> Instructions for the task: Return the count of lines that mention "this", with no other words.

> Data shown:
++++
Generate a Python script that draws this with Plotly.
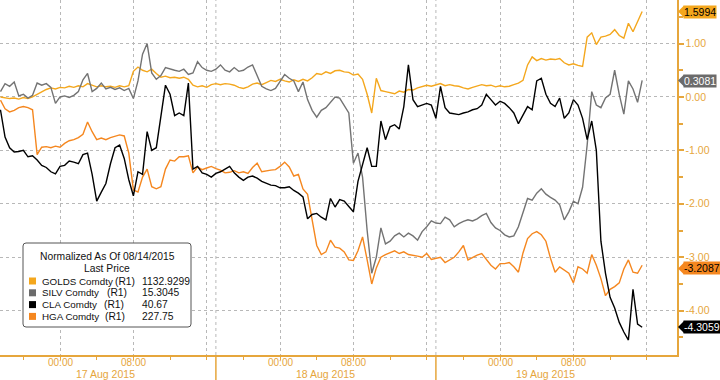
import plotly.graph_objects as go
import pandas as pd

# ---------------- data (normalized change, %), 30-minute samples ----------------
start_time = "2015-08-16 17:30"
sample_freq = "30min"

golds = [0.00, -0.02, -0.03, -0.02, -0.04, -0.01, -0.03, 0.00, 0.05, 0.10,
         0.14, 0.17, 0.15, 0.18, 0.17, 0.20, 0.18, 0.21, 0.19, 0.25,
         0.22, 0.19, 0.21, 0.19, 0.20, 0.18, 0.21, 0.19, 0.21, 0.48,
         0.56, 0.50, 0.47, 0.52, 0.44, 0.37, 0.39, 0.36, 0.37, 0.35,
         0.37, 0.33, 0.22, 0.19, 0.21, 0.18, 0.23, 0.25, 0.23, 0.25,
         0.24, 0.22, 0.18, 0.16, 0.19, 0.24, 0.26, 0.23, 0.27, 0.31,
         0.29, 0.33, 0.30, 0.28, 0.32, 0.29, 0.33, 0.30, 0.36, 0.44,
         0.42, 0.47, 0.44, 0.49, 0.50, 0.47, 0.46, 0.41, 0.43, 0.33,
         0.05, -0.30, 0.35, 0.12, 0.10, 0.08, 0.06, 0.11, 0.09, 0.14,
         0.13, 0.17, 0.19, 0.22, 0.20, 0.23, 0.25, 0.21, 0.23, 0.21,
         0.20, 0.17, 0.15, 0.18, 0.20, 0.23, 0.21, 0.22, 0.19, 0.21,
         0.19, 0.20, 0.23, 0.26, 0.31, 0.60, 0.75, 0.68, 0.72, 0.69,
         0.71, 0.70, 0.72, 0.64, 0.60, 0.62, 0.59, 0.57, 1.12, 1.20,
         0.98, 1.12, 1.14, 1.17, 1.26, 1.15, 1.10, 1.38, 1.22, 1.42,
         1.60]

silv = [0.10, 0.25, 0.20, 0.28, 0.02, 0.05, -0.02, 0.03, 0.26, 0.22,
        0.25, 0.18, -0.12, 0.00, 0.02, -0.01, 0.03, 0.10, 0.32, 0.44,
        0.10, 0.16, 0.26, 0.15, 0.18, 0.14, 0.17, 0.12, 0.16, -0.03,
        0.30, 0.80, 1.00, 0.45, 0.33, 0.40, 0.55, 0.52, 0.50, 0.48,
        0.52, 0.42, 0.45, 0.66, 0.55, 0.50, 0.48, 0.52, 0.60, 0.50,
        0.47, 0.55, 0.48, 0.50, 0.56, 0.60, 0.40, 0.20, 0.15, 0.12,
        0.16, 0.28, 0.42, 0.35, 0.30, 0.10, 0.28, -0.05, -0.25, -0.38,
        -0.25, -0.20, -0.10, 0.00, -0.02, -0.15, -0.30, -1.24, -1.05, -1.50,
        -2.50, -3.30, -3.00, -2.45, -2.75, -2.70, -2.60, -2.55, -2.62, -2.55,
        -2.60, -2.68, -2.52, -2.43, -2.32, -2.36, -2.37, -2.25, -2.30, -2.43,
        -2.37, -2.33, -2.30, -2.32, -2.28, -2.22, -2.18, -2.35, -2.45, -2.50,
        -2.58, -2.62, -2.60, -2.43, -2.15, -1.90, -1.93, -1.80, -1.72, -1.82,
        -1.88, -1.93, -2.02, -2.30, -2.15, -1.95, -2.00, -1.69, -0.90, 0.10,
        -0.15, -0.20, -0.02, 0.05, 0.50, 0.05, -0.32, 0.30, 0.15, -0.10,
        0.31]

cla = [-0.24, -0.75, -0.95, -1.03, -1.02, -1.00, -1.12, -1.10, -1.18, -1.28,
       -1.32, -1.40, -1.44, -1.30, -1.28, -1.20, -1.22, -1.25, -1.08, -1.05,
       -1.45, -1.95, -1.78, -1.62, -1.25, -0.95, -0.90, -1.15, -1.55, -1.85,
       -1.40, -1.45, -0.65, -1.00, -0.95, -0.35, 0.22, 0.05, -0.35, -0.30,
       -0.35, 0.26, -1.35, -1.30, -1.42, -1.45, -1.50, -1.43, -1.40, -1.35,
       -1.30, -1.42, -1.50, -1.56, -1.50, -1.48, -1.52, -1.58, -1.62, -1.65,
       -1.66, -1.70, -1.70, -1.68, -1.75, -1.80, -1.87, -2.28, -2.20, -2.18,
       -2.25, -2.30, -1.90, -2.06, -1.92, -1.95, -2.05, -2.15, -1.58, -1.25,
       -0.95, -1.30, -1.30, -0.45, -0.80, -0.56, -0.52, -0.60, -0.18, 0.60,
       -0.05, -0.18, -0.15, -0.12, -0.15, -0.40, 0.20, -0.20, -0.30, -0.32,
       -0.33, -0.30, -0.28, -0.24, -0.22, -0.15, 0.05, -0.05, -0.15, -0.08,
       -0.12, -0.20, -0.30, -0.50, -0.35, -0.18, -0.24, 0.30, 0.35, 0.05,
       -0.12, -0.18, -0.02, -0.40, -0.30, -0.05, -0.15, -0.40, -0.80, -0.45,
       -1.00, -2.70, -3.30, -3.75, -3.95, -4.22, -4.40, -4.55, -3.60, -4.25,
       -4.31]

hga = [-0.06, -0.22, -0.28, -0.25, -0.20, -0.18, -0.20, -0.24, -1.08, -0.94,
       -0.93, -0.95, -0.92, -0.94, -0.87, -0.82, -0.80, -0.76, -0.70, -0.47,
       -0.65, -0.80, -0.77, -0.80, -0.76, -0.74, -0.71, -0.73, -1.05, -1.74,
       -1.78, -1.50, -1.35, -1.68, -1.72, -1.68, -1.35, -1.18, -1.20, -1.12,
       -1.12, -1.10, -1.42, -1.31, -1.36, -1.33, -1.30, -1.34, -1.37, -1.42,
       -1.41, -1.38, -1.42, -1.40, -1.43, -1.32, -1.24, -1.40, -1.38, -1.37,
       -1.36, -1.30, -1.22, -1.31, -1.48, -1.45, -1.72, -1.82, -2.30, -2.78,
       -2.95, -2.90, -2.68, -2.81, -2.83, -2.90, -3.05, -3.06, -2.88, -2.62,
       -3.05, -3.50, -3.20, -3.00, -2.95, -2.92, -2.88, -2.93, -2.90, -2.95,
       -2.96, -2.98, -3.00, -2.93, -3.04, -3.02, -3.00, -3.10, -3.05, -3.00,
       -2.90, -2.78, -3.05, -3.00, -2.96, -2.93, -3.05, -3.15, -3.22, -3.12,
       -3.12, -3.10, -3.18, -3.28, -2.92, -2.65, -2.56, -2.52, -2.58, -2.70,
       -3.02, -3.28, -3.18, -3.24, -3.30, -3.48, -3.18, -3.22, -3.30, -2.95,
       -3.15, -3.40, -3.72, -3.60, -3.55, -3.48, -3.22, -3.05, -3.28, -3.30,
       -3.15]

series_names = ["GOLDS Comdty", "SILV Comdty", "CLA Comdty", "HGA Comdty"]
series_tag = "(R1)"
last_prices = ["1132.9299", "15.3045", "40.67", "227.75"]
end_values = [1.5994, 0.3081, -4.3059, -3.2087]
end_texts = ["1.5994", "0.3081", "-4.3059", "-3.2087"]

legend_title = ["Normalized As Of 08/14/2015", "Last Price"]
y_tick_vals = [1, 0, -1, -2, -3, -4]
y_tick_text = ["1.00", "0.00", "-1.00", "-2.00", "-3.00", "-4.00"]
day_labels = ["17 Aug 2015", "18 Aug 2015", "19 Aug 2015"]
day_dates = ["2015-08-17", "2015-08-18", "2015-08-19"]
hour_labels = ["00:00", "08:00", ""]
hour_offsets = [0, 8, 16]

# ---------------- styling ----------------
line_colors = ["#F4A71D", "#737373", "#000000", "#F5871F"]
label_bg = ["#F4A71D", "#6B6B6B", "#000000", "#F5871F"]
label_fg = ["#000000", "#FFFFFF", "#FFFFFF", "#000000"]
AX = "#E6A63C"
GRID = "#B8B8B8"
FONT = "Liberation Sans, Arial, sans-serif"

W, H = 720, 380
ML, MR, MT, MB = 0, 43, 0, 25
PW, PH = W - ML - MR, H - MT - MB
YR = [-4.83, 1.815]


def px(x):
    return x / PW


def py(y):
    return 1 - y / PH


times = pd.date_range(start_time, periods=len(golds), freq=sample_freq)
values = [golds, silv, cla, hga]

fig = go.Figure()
for k in [0, 1, 3, 2]:
    fig.add_trace(go.Scatter(x=times, y=values[k], mode="lines", name=series_names[k],
                             line=dict(color=line_colors[k], width=1.4), showlegend=False,
                             hoverinfo="skip"))

# x ticks
tickvals, ticktext = [], []
for d in day_dates:
    for h, lab in zip(hour_offsets, hour_labels):
        tickvals.append(pd.Timestamp(d) + pd.Timedelta(hours=h))
        ticktext.append(lab)

x0 = pd.Timestamp("2015-08-16 17:27")
x1 = pd.Timestamp("2015-08-19 19:18")

fig.update_layout(
    width=W, height=H, margin=dict(l=ML, r=MR, t=MT, b=MB),
    paper_bgcolor="white", plot_bgcolor="white",
    font=dict(family=FONT, size=10, color="#000"),
    showlegend=False,
    xaxis=dict(type="date", range=[x0, x1], tickmode="array", tickvals=tickvals,
               showticklabels=False,
               showgrid=True, gridcolor=GRID, griddash="dot", gridwidth=1,
               showline=True, linecolor=AX, linewidth=1.5,
               ticks="outside", ticklen=3, tickcolor=AX,
               minor=dict(ticks="outside", ticklen=3, tickcolor=AX, dtick=4 * 3600 * 1000,
                          tick0="2015-08-17 00:00", showgrid=False),
               zeroline=False, fixedrange=True),
    yaxis=dict(side="right", range=YR, tickmode="array", tickvals=y_tick_vals,
               ticktext=y_tick_text, showgrid=True, gridcolor=GRID, griddash="dot", gridwidth=1,
               showline=True, linecolor=AX, linewidth=1.5, zeroline=False,
               ticks="outside", ticklen=5, tickwidth=2, tickcolor=AX,
               tickfont=dict(color=AX, size=10.5, family=FONT),
               minor=dict(ticks="outside", ticklen=4, tickcolor=AX, dtick=0.5, tick0=0, showgrid=False),
               fixedrange=True),
)

shapes = []
annotations = []

# hour labels (axis tick text placed just under the axis)
for tv, tt in zip(tickvals, ticktext):
    if tt:
        annotations.append(dict(x=tv, xref="x", y=py(362), yref="paper", text=tt, showarrow=False,
                                xanchor="center", yanchor="middle",
                                font=dict(color=AX, size=10, family=FONT)))

# day separators at 17:00
for d in day_dates[:-1]:
    t = pd.Timestamp(d) + pd.Timedelta(hours=17)
    shapes.append(dict(type="line", xref="x", yref="paper", x0=t, x1=t, y0=0, y1=1,
                       line=dict(color=GRID, width=1, dash="dot"), layer="below"))
    shapes.append(dict(type="line", xref="x", yref="paper", x0=t, x1=t, y0=-MB / PH, y1=0,
                       line=dict(color=AX, width=1.5)))

# day labels
for d, lab in zip(day_dates, day_labels):
    t = pd.Timestamp(d) + pd.Timedelta(hours=5)
    annotations.append(dict(x=t, xref="x", y=py(374), yref="paper", text=lab, showarrow=False,
                            xanchor="center", yanchor="middle",
                            font=dict(color=AX, size=10.5, family=FONT)))

# end-value tags
hv = 6.0 / PH * (YR[1] - YR[0])
for v, txt, bg, fg in zip(end_values, end_texts, label_bg, label_fg):
    annotations.append(dict(x=1, xref="paper", y=v, yref="y", text=txt, showarrow=False,
                            xanchor="left", yanchor="middle", xshift=6, bgcolor=bg, borderpad=0,
                            font=dict(color=fg, size=10.5, family=FONT)))
    shapes.append(dict(type="path", xref="paper", yref="y",
                       path=f"M {px(PW + 1)} {v} L {px(PW + 7)} {v + hv} L {px(PW + 7)} {v - hv} Z",
                       fillcolor=bg, line=dict(width=0)))

# legend box (rounded)
bx0, bx1, by0, by1, r = 23, 191, 243, 327, 3
path = (f"M {px(bx0 + r)} {py(by0)} L {px(bx1 - r)} {py(by0)} "
        f"Q {px(bx1)} {py(by0)} {px(bx1)} {py(by0 + r)} L {px(bx1)} {py(by1 - r)} "
        f"Q {px(bx1)} {py(by1)} {px(bx1 - r)} {py(by1)} L {px(bx0 + r)} {py(by1)} "
        f"Q {px(bx0)} {py(by1)} {px(bx0)} {py(by1 - r)} L {px(bx0)} {py(by0 + r)} "
        f"Q {px(bx0)} {py(by0)} {px(bx0 + r)} {py(by0)} Z")
shapes.append(dict(type="path", xref="paper", yref="paper", path=path,
                   fillcolor="white", line=dict(color="#555555", width=1)))

LF = dict(color="#111", size=10.3, family=FONT)
for i, t in enumerate(legend_title):
    annotations.append(dict(x=px(107), xref="paper", y=py(256 + 12 * i), yref="paper", text=t,
                            showarrow=False, xanchor="center", yanchor="middle", font=LF))

tag_x = [113, 105, 102, 103]
for i, (nm, lp, col) in enumerate(zip(series_names, last_prices, label_bg)):
    yc = 281 + 11.8 * i
    shapes.append(dict(type="rect", xref="paper", yref="paper", x0=px(29), x1=px(36),
                       y0=py(yc - 3.5), y1=py(yc + 3.5), fillcolor=col, line=dict(width=0)))
    annotations.append(dict(x=px(40), xref="paper", y=py(yc), yref="paper", text=nm,
                            showarrow=False, xanchor="left", yanchor="middle",
                            font=dict(color="#111", size=9.8, family=FONT)))
    annotations.append(dict(x=px(tag_x[i]), xref="paper", y=py(yc), yref="paper", text=series_tag,
                            showarrow=False, xanchor="left", yanchor="middle", font=LF))
    annotations.append(dict(x=px(140), xref="paper", y=py(yc), yref="paper", text=lp,
                            showarrow=False, xanchor="left", yanchor="middle", font=LF))

fig.update_layout(shapes=shapes, annotations=annotations)
fig.write_html("out.html", config={"displayModeBar": False, "staticPlot": True},
               post_script="document.body.style.margin='0';document.body.style.overflow='hidden';")
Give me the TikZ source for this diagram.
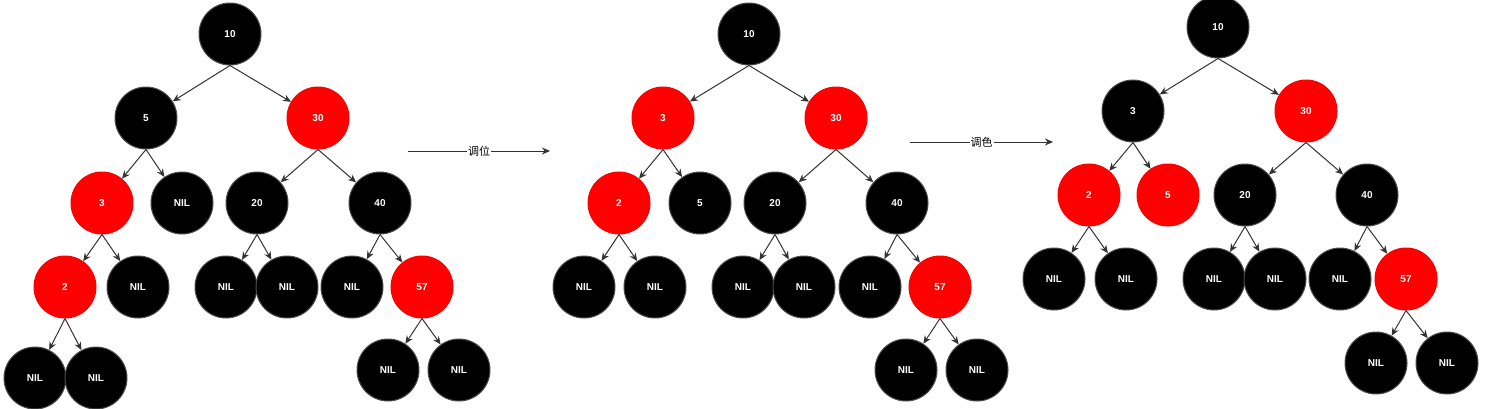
\documentclass[tikz,border=0pt]{standalone}
\usepackage{fontspec}
\setmainfont{Liberation Sans}
\newfontfamily\cjk{Noto Sans CJK SC}
\usetikzlibrary{arrows.meta}
\begin{document}
\begin{tikzpicture}[x=1pt,y=-1pt,
  b/.style={circle,fill=black,draw=black!70,line width=1pt,minimum size=62pt,inner sep=0pt,text=white,font=\fontsize{10}{12}\selectfont\bfseries},
  r/.style={b,fill=red,draw=red},
  e/.style={draw=black!80,line width=1pt,-{Stealth[length=8pt,width=7pt]}},
  lab/.style={fill=white,inner sep=1pt,font=\cjk\fontsize{11}{13}\selectfont}]
\useasboundingbox (0,0) rectangle (1487,408);
% tree 1
\node[b] (a10) at (230,34) {10};
\node[b] (a5) at (146,118) {5};
\node[r] (a30) at (318,118) {30};
\node[r] (a3) at (102,203) {3};
\node[b] (an5) at (182,203) {NIL};
\node[b] (a20) at (257,203) {20};
\node[b] (a40) at (380,203) {40};
\node[r] (a2) at (65,287) {2};
\node[b] (an3) at (138,287) {NIL};
\node[b] (an20a) at (226,287) {NIL};
\node[b] (an20b) at (287,287) {NIL};
\node[b] (an40) at (352,287) {NIL};
\node[r] (a57) at (422,287) {57};
\node[b] (an2a) at (35,378) {NIL};
\node[b] (an2b) at (96,378) {NIL};
\node[b] (an57a) at (388,370) {NIL};
\node[b] (an57b) at (459,370) {NIL};
\foreach \p/\c in {a10/a5,a10/a30,a5/a3,a5/an5,a30/a20,a30/a40,a3/a2,a3/an3,a20/an20a,a20/an20b,a40/an40,a40/a57,a2/an2a,a2/an2b,a57/an57a,a57/an57b}
  \draw[e] (\p.south) -- (\c);
% tree 2
\node[b] (b10) at (749,34) {10};
\node[r] (b3) at (663,118) {3};
\node[r] (b30) at (836,118) {30};
\node[r] (b2) at (619,203) {2};
\node[b] (b5) at (700,203) {5};
\node[b] (b20) at (775,203) {20};
\node[b] (b40) at (897,203) {40};
\node[b] (bn2a) at (584,287) {NIL};
\node[b] (bn2b) at (655,287) {NIL};
\node[b] (bn20a) at (743,287) {NIL};
\node[b] (bn20b) at (804,287) {NIL};
\node[b] (bn40) at (870,287) {NIL};
\node[r] (b57) at (940,287) {57};
\node[b] (bn57a) at (906,370) {NIL};
\node[b] (bn57b) at (977,370) {NIL};
\foreach \p/\c in {b10/b3,b10/b30,b3/b2,b3/b5,b30/b20,b30/b40,b2/bn2a,b2/bn2b,b20/bn20a,b20/bn20b,b40/bn40,b40/b57,b57/bn57a,b57/bn57b}
  \draw[e] (\p.south) -- (\c);
% tree 3
\node[b] (c10) at (1218,27) {10};
\node[b] (c3) at (1133,111) {3};
\node[r] (c30) at (1306,111) {30};
\node[r] (c2) at (1089,195) {2};
\node[r] (c5) at (1168,195) {5};
\node[b] (c20) at (1245,195) {20};
\node[b] (c40) at (1367,195) {40};
\node[b] (cn2a) at (1054,279) {NIL};
\node[b] (cn2b) at (1126,279) {NIL};
\node[b] (cn20a) at (1214,279) {NIL};
\node[b] (cn20b) at (1275,279) {NIL};
\node[b] (cn40) at (1340,279) {NIL};
\node[r] (c57) at (1406,279) {57};
\node[b] (cn57a) at (1376,363) {NIL};
\node[b] (cn57b) at (1447,363) {NIL};
\foreach \p/\c in {c10/c3,c10/c30,c3/c2,c3/c5,c30/c20,c30/c40,c2/cn2a,c2/cn2b,c20/cn20a,c20/cn20b,c40/cn40,c40/c57,c57/cn57a,c57/cn57b}
  \draw[e] (\p.south) -- (\c);
% step arrows
\coordinate (s1) at (408,151); \coordinate (t1) at (550,151);
\coordinate (s2) at (910,142); \coordinate (t2) at (1053,142);
\draw[e] (s1) -- node[lab] {调位} (t1);
\draw[e] (s2) -- node[lab] {调色} (t2);
\end{tikzpicture}
\end{document}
++++
> Answer to the problem: 2